Europe’s first Chinese auto plant opens in Bulgaria
Great Wall Motor became yesterday the first Chinese automaker to open an assembly plant in Europe, aiming to produce 50,000 vehicles per year at the site in northern Bulgaria. “Great Wall’s plans to build a plant in Bulgaria and produce automobiles here are aimed at boosting our production capacity and exporting these automobiles for the European market,” company president and chief executive Feng Ying Wang said.
“We estimate that in three to five years we will have a wide range of models made here and that these cars will be sold in all European countries,” she added at the plant near the northern village of Bahovitsa. The facility, built together with Great Wall’s Bulgarian partner Litex Motors, will initially employ 150 workers capable of making 4,000 automobiles per year from China-imported kits. But plans are to expand capacity to an annual 50,000 cars and 2,000 workers. The company started sales of three Chinese-imported models in Bulgaria last October and supplying the Bulgarian market with locally-assembled cars will remain an immediate priority, Wang said.
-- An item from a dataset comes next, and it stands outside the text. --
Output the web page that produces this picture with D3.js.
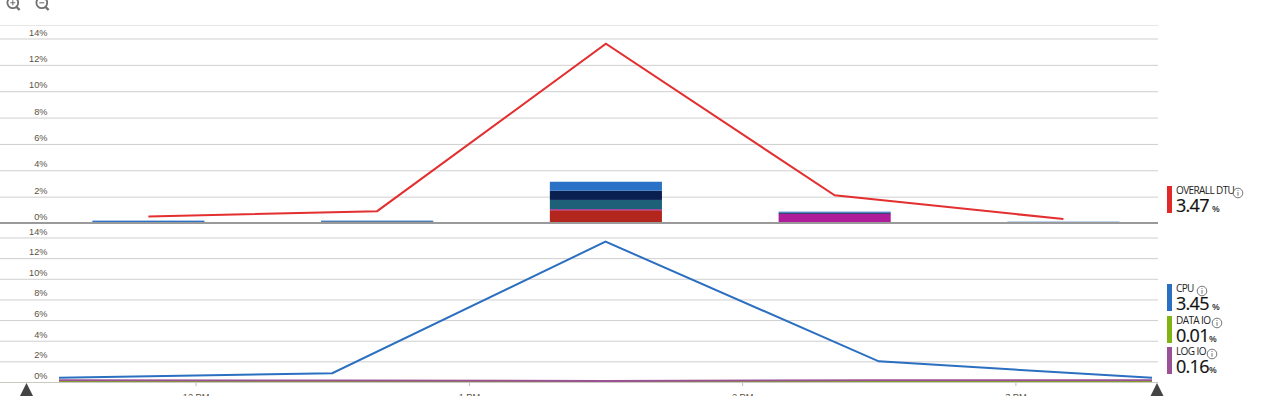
<!DOCTYPE html>
<meta charset="utf-8">
<style>
  html, body { margin: 0; padding: 0; background: #fff; overflow: hidden; }
  svg { display: block; }
  .tick text { font: 9.2px "Liberation Sans", Arial, sans-serif; fill: #5a5245; }
  .legend-name { font: 10px "Open Sans", sans-serif; fill: #222; letter-spacing: -0.6px; }
  .legend-value { font: 18px "Open Sans", sans-serif; fill: #111; letter-spacing: -0.7px; stroke: #111; stroke-width: 0.2px; }
  .legend-unit { font: 600 9px "Open Sans", sans-serif; fill: #333; }
</style>
<script src="https://d3js.org/d3.v7.min.js"></script>
<div id="my_dataviz"></div>
<script>

// values
var yTicks = [0, 2, 4, 6, 8, 10, 12, 14];
var buckets = ["11:30", "12:30", "13:30", "14:30", "15:30"];
var overallDtu = [0.5, 0.9, 13.6, 2.1, 0.3];
var cpu = [0.4, 0.85, 13.6, 2.0, 0.4];
var dataIo = [0.01, 0.01, 0.01, 0.01, 0.01];
var logIo = [0.16, 0.15, 0.1, 0.16, 0.18];

// stacked bars in the top chart, bottom layer first
var barRed = [0, 0, 0.97, 0, 0];
var barMagenta = [0, 0.05, 0.08, 0.7, 0];
var barTeal = [0, 0, 0.7, 0, 0];
var barNavy = [0, 0.07, 0.7, 0.08, 0];
var barBlue = [0.18, 0.06, 0.68, 0.08, 0.1];
var barKeys = ["red", "magenta", "teal", "navy", "blue"];
var barColors = ["#b3261e", "#ae1c9a", "#1d6078", "#0a2050", "#2b72c6"];

var timeTicks = ["12:00", "13:00", "14:00", "15:00"];
var timeLabels = ["12 PM", "1 PM", "2 PM", "3 PM"];

var legendNames = ["OVERALL DTU", "CPU", "DATA IO", "LOG IO"];
var legendValues = ["3.47", "3.45", "0.01", "0.16"];
var legendColors = ["#e02a2a", "#2b6fc0", "#7fb414", "#9b5294"];

var width = 1280, height = 396, gridRight = 1158;

var svg = d3.select("#my_dataviz")
  .append("svg")
    .attr("width", width)
    .attr("height", height);

var parseTime = d3.timeParse("%H:%M");

// top chart is placed by bucket, bottom one is a real time axis
var xBand = d3.scaleBand()
  .domain(buckets)
  .range([34, 1177.8])
  .paddingInner(0.51)
  .paddingOuter(0.255);

var xTime = d3.scaleTime()
  .domain([parseTime("11:30"), parseTime("15:30")])
  .range([59, 1152]);

var yTop = d3.scaleLinear().domain([0, 14]).range([223, 38.5]);
var yBottom = d3.scaleLinear().domain([0, 14]).range([382, 237.5]);

function drawGrid(y, labelShift) {
  var g = svg.append("g")
    .call(d3.axisRight(y).tickValues(yTicks).tickSize(gridRight).tickFormat(function (d) { return d + "%"; }));
  g.select(".domain").remove();
  g.selectAll(".tick line").attr("stroke", "#cfcfcf").attr("stroke-width", 1);
  g.selectAll(".tick text")
    .attr("x", 47.5)
    .attr("dy", labelShift)
    .attr("text-anchor", "end");
}

// top edge of the upper chart
svg.append("line")
  .attr("x1", 0).attr("x2", gridRight)
  .attr("y1", 25.5).attr("y2", 25.5)
  .attr("stroke", "#e6e6e6");

drawGrid(yTop, -3.5);
drawGrid(yBottom, -3.5);

// stacked bars
var table = buckets.map(function (b, i) {
  return { bucket: b, red: barRed[i], magenta: barMagenta[i], teal: barTeal[i], navy: barNavy[i], blue: barBlue[i] };
});
var stacked = d3.stack().keys(barKeys)(table);

svg.append("g")
  .selectAll("g")
  .data(stacked)
  .enter()
  .append("g")
    .attr("fill", function (d, i) { return barColors[i]; })
  .selectAll("rect")
  .data(function (d) { return d; })
  .enter()
  .append("rect")
    .attr("x", function (d) { return xBand(d.data.bucket); })
    .attr("width", xBand.bandwidth())
    .attr("y", function (d) { return yTop(d[1]); })
    .attr("height", function (d) { return yTop(d[0]) - yTop(d[1]); });

// baseline of the upper chart goes over the bars
svg.append("line")
  .attr("x1", 0).attr("x2", gridRight)
  .attr("y1", 223).attr("y2", 223)
  .attr("stroke", "#9a9a9a")
  .attr("stroke-width", 2);

// red line
var lineTop = d3.line()
  .x(function (d, i) { return xBand(buckets[i]) + xBand.bandwidth() / 2; })
  .y(function (d) { return yTop(d); });

svg.append("path")
  .datum(overallDtu)
  .attr("fill", "none")
  .attr("stroke", "#e32f2f")
  .attr("stroke-width", 2)
  .attr("d", lineTop);

// lines of the bottom chart
var lineBottom = d3.line()
  .x(function (d, i) { return xTime(parseTime(buckets[i])); })
  .y(function (d) { return yBottom(d); });

var bottomSeries = [dataIo, cpu, logIo];
var bottomColors = [legendColors[2], legendColors[1], legendColors[3]];

svg.append("g")
  .selectAll("path")
  .data(bottomSeries)
  .enter()
  .append("path")
    .attr("fill", "none")
    .attr("stroke", function (d, i) { return bottomColors[i]; })
    .attr("stroke-width", 2)
    .attr("d", lineBottom);

// time axis, its labels are cut by the window like in the original
var timeAxis = svg.append("g")
  .attr("transform", "translate(0,382)")
  .call(d3.axisBottom(xTime)
    .tickValues(timeTicks.map(parseTime))
    .tickSize(4)
    .tickPadding(7)
    .tickFormat(function (d, i) { return timeLabels[i]; }));
timeAxis.select(".domain").remove();
timeAxis.selectAll(".tick line").attr("stroke", "#bdbdbd");

// the range line and its two handles
svg.append("line")
  .attr("x1", 0).attr("x2", gridRight)
  .attr("y1", 382.5).attr("y2", 382.5)
  .attr("stroke", "#c9c9c0");

svg.append("g")
  .selectAll("path")
  .data([26.5, 1157])
  .enter()
  .append("path")
    .attr("fill", "#444")
    .attr("d", function (d) { return "M" + d + ",383L" + (d + 6.5) + ",396L" + (d - 6.5) + ",396Z"; });

// zoom icons
var zoomIcons = svg.append("g")
  .selectAll("g")
  .data(["plus", "minus"])
  .enter()
  .append("g")
    .attr("transform", function (d, i) { return "translate(" + (12.8 + i * 29) + ",2.8)"; })
    .attr("fill", "none")
    .attr("stroke", "#707070");
zoomIcons.append("circle").attr("r", 5.4).attr("stroke-width", 1.8);
zoomIcons.append("path").attr("stroke-width", 2.4).attr("d", "M3.8,4.2L6.8,7.2");
zoomIcons.append("path").attr("stroke-width", 1.1)
  .attr("d", function (d) { return d == "plus" ? "M-2.5,0H2.5M0,-2.5V2.5" : "M-2.5,0H2.5"; });

// legend
var legendTop = [186, 284, 316, 347];
var infoX = [1238, 1202, 1217, 1212];
var unitX = [1212, 1212, 1209, 1209];

var legend = svg.append("g")
  .selectAll("g")
  .data(legendNames)
  .enter()
  .append("g")
    .attr("transform", function (d, i) { return "translate(0," + legendTop[i] + ")"; });

legend.append("rect")
  .attr("x", 1167).attr("y", 0)
  .attr("width", 5).attr("height", 27)
  .attr("fill", function (d, i) { return legendColors[i]; });

legend.append("text")
  .attr("class", "legend-name")
  .attr("x", 1176).attr("y", 8)
  .text(function (d) { return d; });

legend.append("text")
  .attr("class", "legend-value")
  .attr("x", 1176).attr("y", 26)
  .text(function (d, i) { return legendValues[i]; });

legend.append("text")
  .attr("class", "legend-unit")
  .attr("x", function (d, i) { return unitX[i]; }).attr("y", 26)
  .text("%");

var info = legend.append("g")
  .attr("transform", function (d, i) { return "translate(" + infoX[i] + ",7)"; });
info.append("circle").attr("r", 4.8).attr("fill", "none").attr("stroke", "#777");
info.append("path").attr("stroke", "#777").attr("d", "M0,-1V2.8M0,-3V-2");

</script>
Sales will then start in neighbouring countries, with Macedonia, Albania and Montenegro expected to come first by end-2012, while talks will start this year for sales in Serbia, Litex Motors marketing director Ivo Dekov added. “Our long-term plans are that after this first step the automobiles will be presented on the markets of the other European countries,” Wang said, adding that the firm’s aim was to sell cars of “top quality at reasonable prices.”
“We proved that we can produce a car that meets all quality standards, including the toughest EU safety rules,” Litex Motors executive director Iliya Terziev said, backdropped by a tomato-red Vollex C10 city car -- the first model now assembled in the Bulgaria plant. Terziev’s company provided the bulk of the 55 million leva (28 million euros, $37 million) invested in the facility so far.
Total investment is planned up to 150-160 million leva as welding and painting units are added to the assembly lines within the next two to three years, he said. Talks will also start in the meantime to find Bulgarian subcontractors and start making some parts here in the long-run, rather than only assembling China-imported kits, Terziev added.